In the five states of the German Democratic Republic, there are (as of March 1950)

276 female mayors,
43 female district councilors,
25 female city councilors, and
2 female lord mayors.

Women have demonstrated in all branches of the working world that they are capable of holding their own; they have already achieved important and outstanding accomplishments in the democratic rebuilding. [ . . . ]

A new family law is necessary!

Minister President Otto Grotewohl then addressed the individual provisions of the law, which we have published elsewhere verbatim. With respect to Section II of the law, “Marriage and Family,” he stated:

With the provisions about the equality of men and women, the constitution of the German Democratic Republic has given women a level of legal status that they have never before enjoyed in Germany. For the constitution did not limit itself to proclaiming the principle of equality; rather, as with the other rights granted to citizens, it has [also] created real guarantees for its realization.

Initially, the principle of equality between men and women as established in the constitution ran counter to the Civil Code, which is based on the principle that the man is privileged. In order to immediately prevent the further application of the Civil Code and of other laws that contradict the principle of equality, the constitution, in Article 7 and Article 30, explicitly adopted the provision that all laws that contravene the equality of men and women are abolished. Thanks to this clear ruling by the constitution, it has no longer been possible, since the founding of the German Democratic Republic, to apply laws that disadvantage women in their legal status vis-à-vis men.

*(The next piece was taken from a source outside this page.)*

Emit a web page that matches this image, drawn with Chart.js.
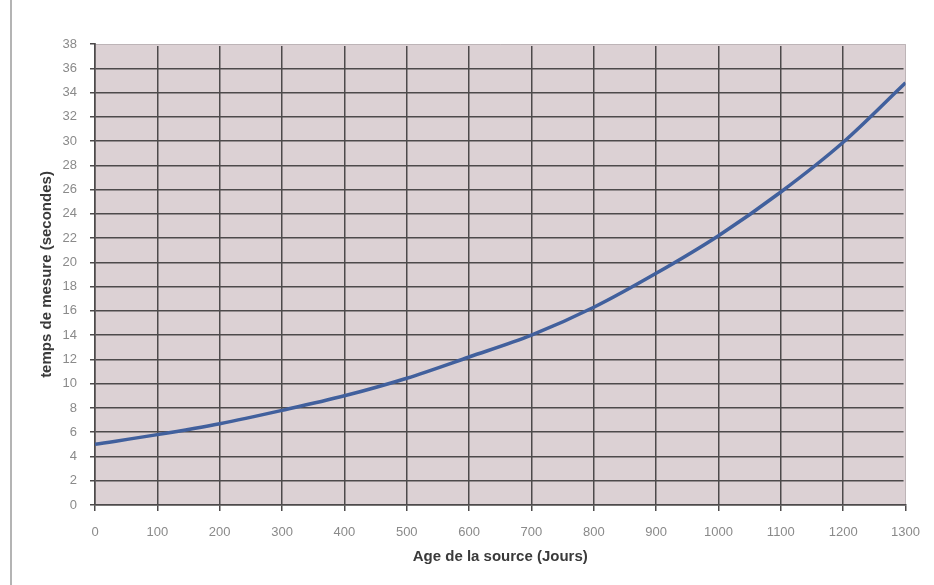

This, too, makes clear the difference between the constitution of the German Democratic Republic, which does in fact guarantee the democratic rights of citizens, and the pseudo-democratic constitution of the Weimar Republic. The constitution of 1919 also proclaimed the principle of the equality of the sexes, but it was limited, though, to civic rights. In fact, all the laws that restricted women in their rights continued to be applied, and only the founding of the German Democratic Republic put an end to this situation.